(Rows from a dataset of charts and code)
'''
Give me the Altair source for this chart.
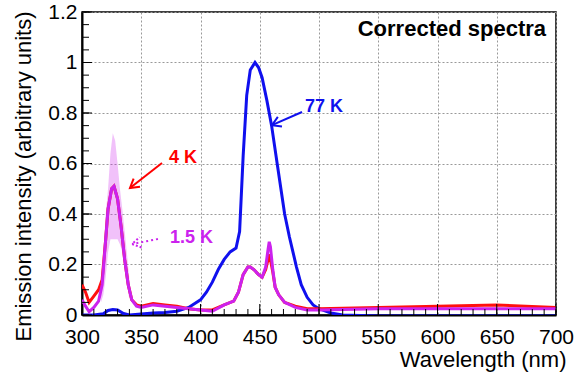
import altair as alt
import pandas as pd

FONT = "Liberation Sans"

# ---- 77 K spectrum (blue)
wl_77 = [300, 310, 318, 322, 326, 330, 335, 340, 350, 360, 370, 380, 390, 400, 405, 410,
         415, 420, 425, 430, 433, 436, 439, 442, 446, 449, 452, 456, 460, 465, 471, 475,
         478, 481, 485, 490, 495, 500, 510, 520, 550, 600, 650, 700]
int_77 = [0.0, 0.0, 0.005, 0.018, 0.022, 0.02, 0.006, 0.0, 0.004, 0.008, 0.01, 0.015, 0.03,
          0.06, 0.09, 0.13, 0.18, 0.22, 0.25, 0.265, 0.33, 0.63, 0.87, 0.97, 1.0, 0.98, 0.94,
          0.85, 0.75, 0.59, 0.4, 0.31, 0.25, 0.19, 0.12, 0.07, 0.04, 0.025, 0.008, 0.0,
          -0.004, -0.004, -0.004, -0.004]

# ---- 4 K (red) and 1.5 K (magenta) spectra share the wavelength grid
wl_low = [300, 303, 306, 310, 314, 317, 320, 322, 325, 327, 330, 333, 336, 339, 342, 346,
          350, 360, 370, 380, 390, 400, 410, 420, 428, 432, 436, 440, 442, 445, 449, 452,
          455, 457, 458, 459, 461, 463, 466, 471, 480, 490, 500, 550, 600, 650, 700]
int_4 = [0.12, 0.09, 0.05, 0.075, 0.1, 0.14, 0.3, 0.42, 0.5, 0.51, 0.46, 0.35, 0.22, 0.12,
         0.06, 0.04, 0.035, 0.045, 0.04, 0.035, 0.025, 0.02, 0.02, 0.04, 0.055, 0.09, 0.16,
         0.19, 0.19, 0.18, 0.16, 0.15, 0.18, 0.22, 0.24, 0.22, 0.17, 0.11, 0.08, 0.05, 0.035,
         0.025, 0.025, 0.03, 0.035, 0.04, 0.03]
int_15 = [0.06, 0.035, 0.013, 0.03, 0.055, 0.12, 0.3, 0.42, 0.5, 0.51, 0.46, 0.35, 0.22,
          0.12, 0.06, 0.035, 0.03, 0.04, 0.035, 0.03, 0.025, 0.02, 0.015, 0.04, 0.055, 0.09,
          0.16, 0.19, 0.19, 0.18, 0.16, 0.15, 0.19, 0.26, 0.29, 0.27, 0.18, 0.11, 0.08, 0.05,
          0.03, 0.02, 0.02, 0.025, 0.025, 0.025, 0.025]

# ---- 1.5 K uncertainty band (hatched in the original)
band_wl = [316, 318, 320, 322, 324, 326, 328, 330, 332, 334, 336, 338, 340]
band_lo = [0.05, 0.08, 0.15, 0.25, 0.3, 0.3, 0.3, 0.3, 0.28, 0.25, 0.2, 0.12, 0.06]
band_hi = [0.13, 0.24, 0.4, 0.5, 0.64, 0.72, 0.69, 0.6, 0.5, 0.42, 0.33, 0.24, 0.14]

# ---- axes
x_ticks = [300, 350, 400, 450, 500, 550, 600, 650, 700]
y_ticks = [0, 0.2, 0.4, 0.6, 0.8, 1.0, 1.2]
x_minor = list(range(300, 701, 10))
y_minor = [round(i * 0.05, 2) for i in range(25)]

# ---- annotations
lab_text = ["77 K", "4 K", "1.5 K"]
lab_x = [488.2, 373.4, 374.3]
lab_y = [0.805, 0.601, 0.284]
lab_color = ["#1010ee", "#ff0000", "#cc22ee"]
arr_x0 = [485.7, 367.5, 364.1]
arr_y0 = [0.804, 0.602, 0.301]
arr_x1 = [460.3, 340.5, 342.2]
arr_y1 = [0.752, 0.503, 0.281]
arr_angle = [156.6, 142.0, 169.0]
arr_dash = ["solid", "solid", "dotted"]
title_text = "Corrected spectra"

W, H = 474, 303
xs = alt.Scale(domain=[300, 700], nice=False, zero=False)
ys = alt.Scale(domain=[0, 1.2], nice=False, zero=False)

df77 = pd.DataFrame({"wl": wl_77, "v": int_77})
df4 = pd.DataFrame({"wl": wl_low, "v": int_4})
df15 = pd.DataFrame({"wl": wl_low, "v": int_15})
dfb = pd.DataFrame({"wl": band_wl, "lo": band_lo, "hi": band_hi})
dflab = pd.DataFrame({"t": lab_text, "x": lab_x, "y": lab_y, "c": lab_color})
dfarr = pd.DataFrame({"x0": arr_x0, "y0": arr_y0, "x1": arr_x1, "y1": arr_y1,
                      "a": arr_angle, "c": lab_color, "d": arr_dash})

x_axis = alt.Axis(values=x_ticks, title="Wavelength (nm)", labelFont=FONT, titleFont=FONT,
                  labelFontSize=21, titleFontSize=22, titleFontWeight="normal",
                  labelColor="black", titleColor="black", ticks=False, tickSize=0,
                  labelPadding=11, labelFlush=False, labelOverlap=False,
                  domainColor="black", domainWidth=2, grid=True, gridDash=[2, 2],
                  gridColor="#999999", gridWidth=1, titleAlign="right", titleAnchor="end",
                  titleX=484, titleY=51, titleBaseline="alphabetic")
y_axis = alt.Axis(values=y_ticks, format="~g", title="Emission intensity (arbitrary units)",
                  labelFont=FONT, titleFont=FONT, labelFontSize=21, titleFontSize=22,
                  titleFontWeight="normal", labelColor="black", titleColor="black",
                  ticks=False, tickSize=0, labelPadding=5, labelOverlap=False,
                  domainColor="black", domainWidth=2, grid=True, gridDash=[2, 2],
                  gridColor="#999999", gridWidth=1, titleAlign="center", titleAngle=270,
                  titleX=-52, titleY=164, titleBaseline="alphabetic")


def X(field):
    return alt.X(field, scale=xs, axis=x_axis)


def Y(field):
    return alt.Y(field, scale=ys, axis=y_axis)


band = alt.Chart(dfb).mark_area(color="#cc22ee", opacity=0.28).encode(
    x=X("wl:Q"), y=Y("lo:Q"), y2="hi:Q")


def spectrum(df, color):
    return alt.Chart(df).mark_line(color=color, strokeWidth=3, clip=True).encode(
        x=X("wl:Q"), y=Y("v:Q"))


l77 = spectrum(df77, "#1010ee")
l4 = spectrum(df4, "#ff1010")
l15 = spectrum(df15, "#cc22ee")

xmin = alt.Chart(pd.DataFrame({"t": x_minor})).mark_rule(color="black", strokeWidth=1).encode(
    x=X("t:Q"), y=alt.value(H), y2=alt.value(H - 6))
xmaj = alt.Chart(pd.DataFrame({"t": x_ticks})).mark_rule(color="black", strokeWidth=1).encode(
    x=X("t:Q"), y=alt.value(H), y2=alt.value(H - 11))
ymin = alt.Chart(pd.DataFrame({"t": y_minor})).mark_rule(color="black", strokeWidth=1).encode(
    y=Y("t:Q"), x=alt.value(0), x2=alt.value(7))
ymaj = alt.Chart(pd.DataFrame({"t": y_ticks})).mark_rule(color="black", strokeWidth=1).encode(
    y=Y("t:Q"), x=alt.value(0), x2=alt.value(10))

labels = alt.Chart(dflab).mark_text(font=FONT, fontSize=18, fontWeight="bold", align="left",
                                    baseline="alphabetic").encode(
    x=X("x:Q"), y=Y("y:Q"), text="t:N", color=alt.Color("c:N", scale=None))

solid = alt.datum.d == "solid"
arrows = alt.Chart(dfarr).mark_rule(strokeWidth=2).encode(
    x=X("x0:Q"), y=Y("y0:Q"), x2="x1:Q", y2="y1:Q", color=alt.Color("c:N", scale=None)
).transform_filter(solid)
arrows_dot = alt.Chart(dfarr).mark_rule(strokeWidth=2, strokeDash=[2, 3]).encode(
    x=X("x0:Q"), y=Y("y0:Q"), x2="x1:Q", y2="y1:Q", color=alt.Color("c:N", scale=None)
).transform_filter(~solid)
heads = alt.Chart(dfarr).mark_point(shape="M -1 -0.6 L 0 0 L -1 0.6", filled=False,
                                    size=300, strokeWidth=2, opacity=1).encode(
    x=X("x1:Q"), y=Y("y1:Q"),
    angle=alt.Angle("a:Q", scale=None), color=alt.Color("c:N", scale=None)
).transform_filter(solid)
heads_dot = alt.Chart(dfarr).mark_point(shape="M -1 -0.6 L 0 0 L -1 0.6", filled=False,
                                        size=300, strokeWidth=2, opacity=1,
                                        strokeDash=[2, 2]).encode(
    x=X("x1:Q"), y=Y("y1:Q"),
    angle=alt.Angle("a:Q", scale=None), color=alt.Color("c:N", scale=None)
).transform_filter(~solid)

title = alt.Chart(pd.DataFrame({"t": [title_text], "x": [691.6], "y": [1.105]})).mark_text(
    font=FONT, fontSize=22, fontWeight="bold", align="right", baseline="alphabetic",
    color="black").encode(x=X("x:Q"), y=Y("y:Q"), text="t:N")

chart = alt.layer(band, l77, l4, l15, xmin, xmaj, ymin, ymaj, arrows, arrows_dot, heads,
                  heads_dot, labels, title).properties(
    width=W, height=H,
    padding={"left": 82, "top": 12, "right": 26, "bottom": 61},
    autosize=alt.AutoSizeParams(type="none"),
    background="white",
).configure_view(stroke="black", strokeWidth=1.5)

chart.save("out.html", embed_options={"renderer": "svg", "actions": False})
'''
'''
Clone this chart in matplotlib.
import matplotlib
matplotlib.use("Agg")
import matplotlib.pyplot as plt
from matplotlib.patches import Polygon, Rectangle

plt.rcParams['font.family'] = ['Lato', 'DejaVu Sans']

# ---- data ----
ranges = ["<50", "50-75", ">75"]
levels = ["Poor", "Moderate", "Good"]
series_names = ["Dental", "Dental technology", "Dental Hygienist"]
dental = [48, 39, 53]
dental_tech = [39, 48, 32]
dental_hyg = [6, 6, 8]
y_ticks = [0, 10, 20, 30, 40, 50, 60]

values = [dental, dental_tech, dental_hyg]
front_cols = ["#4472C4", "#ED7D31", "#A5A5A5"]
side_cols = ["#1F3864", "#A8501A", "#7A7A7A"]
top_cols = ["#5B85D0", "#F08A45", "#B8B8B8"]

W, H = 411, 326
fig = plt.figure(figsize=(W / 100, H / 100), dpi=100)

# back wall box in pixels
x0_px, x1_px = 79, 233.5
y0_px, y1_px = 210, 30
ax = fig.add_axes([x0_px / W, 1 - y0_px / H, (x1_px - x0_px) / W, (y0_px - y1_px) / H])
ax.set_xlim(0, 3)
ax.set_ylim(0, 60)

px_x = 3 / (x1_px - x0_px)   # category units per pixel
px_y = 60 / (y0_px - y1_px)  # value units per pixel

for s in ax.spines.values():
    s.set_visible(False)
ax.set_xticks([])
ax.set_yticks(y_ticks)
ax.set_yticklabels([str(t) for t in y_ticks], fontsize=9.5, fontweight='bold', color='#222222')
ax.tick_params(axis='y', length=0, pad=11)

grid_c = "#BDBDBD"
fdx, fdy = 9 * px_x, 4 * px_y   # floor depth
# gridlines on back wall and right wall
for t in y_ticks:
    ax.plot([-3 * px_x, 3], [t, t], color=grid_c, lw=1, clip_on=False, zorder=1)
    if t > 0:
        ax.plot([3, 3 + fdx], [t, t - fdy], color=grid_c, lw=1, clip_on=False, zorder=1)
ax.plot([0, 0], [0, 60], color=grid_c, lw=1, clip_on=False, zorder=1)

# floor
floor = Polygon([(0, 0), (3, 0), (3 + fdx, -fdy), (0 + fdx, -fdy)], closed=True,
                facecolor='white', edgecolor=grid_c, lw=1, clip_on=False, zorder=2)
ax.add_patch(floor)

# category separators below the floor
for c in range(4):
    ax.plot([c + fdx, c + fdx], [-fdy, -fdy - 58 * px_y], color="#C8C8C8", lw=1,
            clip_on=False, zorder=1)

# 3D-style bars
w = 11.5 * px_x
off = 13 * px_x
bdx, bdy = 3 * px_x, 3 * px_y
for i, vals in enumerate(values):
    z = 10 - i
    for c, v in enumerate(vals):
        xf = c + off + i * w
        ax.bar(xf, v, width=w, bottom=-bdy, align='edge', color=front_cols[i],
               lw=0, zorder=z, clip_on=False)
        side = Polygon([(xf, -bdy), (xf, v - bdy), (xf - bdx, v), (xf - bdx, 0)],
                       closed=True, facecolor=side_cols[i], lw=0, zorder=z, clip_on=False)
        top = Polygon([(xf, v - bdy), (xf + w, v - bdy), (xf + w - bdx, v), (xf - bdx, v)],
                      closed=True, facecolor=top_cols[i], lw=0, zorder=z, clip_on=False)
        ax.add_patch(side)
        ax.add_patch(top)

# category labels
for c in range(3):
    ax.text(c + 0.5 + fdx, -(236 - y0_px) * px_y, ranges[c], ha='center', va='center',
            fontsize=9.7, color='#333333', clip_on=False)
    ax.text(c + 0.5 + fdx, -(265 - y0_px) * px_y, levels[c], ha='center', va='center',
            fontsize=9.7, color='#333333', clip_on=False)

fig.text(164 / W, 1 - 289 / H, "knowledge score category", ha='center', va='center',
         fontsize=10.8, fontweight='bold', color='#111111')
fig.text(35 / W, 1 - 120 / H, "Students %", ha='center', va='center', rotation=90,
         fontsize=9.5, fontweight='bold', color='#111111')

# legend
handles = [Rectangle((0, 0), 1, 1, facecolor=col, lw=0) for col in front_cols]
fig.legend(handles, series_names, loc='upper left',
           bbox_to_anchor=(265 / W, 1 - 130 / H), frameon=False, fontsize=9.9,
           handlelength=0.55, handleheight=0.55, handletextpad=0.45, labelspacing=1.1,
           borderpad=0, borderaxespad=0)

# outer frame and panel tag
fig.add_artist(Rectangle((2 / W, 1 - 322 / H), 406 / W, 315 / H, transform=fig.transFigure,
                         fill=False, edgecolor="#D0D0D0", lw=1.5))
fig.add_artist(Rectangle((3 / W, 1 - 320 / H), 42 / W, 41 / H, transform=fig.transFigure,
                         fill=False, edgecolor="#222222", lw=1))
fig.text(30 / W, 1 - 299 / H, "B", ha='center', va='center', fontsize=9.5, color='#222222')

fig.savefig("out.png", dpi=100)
'''
● Stated problem
Your task is to transcribe only the lines from the line containing "Clone this chart in matplotlib." through the line containing "fig = plt.figure(figsize=(W", word for word.

● Exercise solution
Clone this chart in matplotlib.
import matplotlib
matplotlib.use("Agg")
import matplotlib.pyplot as plt
from matplotlib.patches import Polygon, Rectangle

plt.rcParams['font.family'] = ['Lato', 'DejaVu Sans']

# ---- data ----
ranges = ["<50", "50-75", ">75"]
levels = ["Poor", "Moderate", "Good"]
series_names = ["Dental", "Dental technology", "Dental Hygienist"]
dental = [48, 39, 53]
dental_tech = [39, 48, 32]
dental_hyg = [6, 6, 8]
y_ticks = [0, 10, 20, 30, 40, 50, 60]

values = [dental, dental_tech, dental_hyg]
front_cols = ["#4472C4", "#ED7D31", "#A5A5A5"]
side_cols = ["#1F3864", "#A8501A", "#7A7A7A"]
top_cols = ["#5B85D0", "#F08A45", "#B8B8B8"]

W, H = 411, 326
fig = plt.figure(figsize=(W / 100, H / 100), dpi=100)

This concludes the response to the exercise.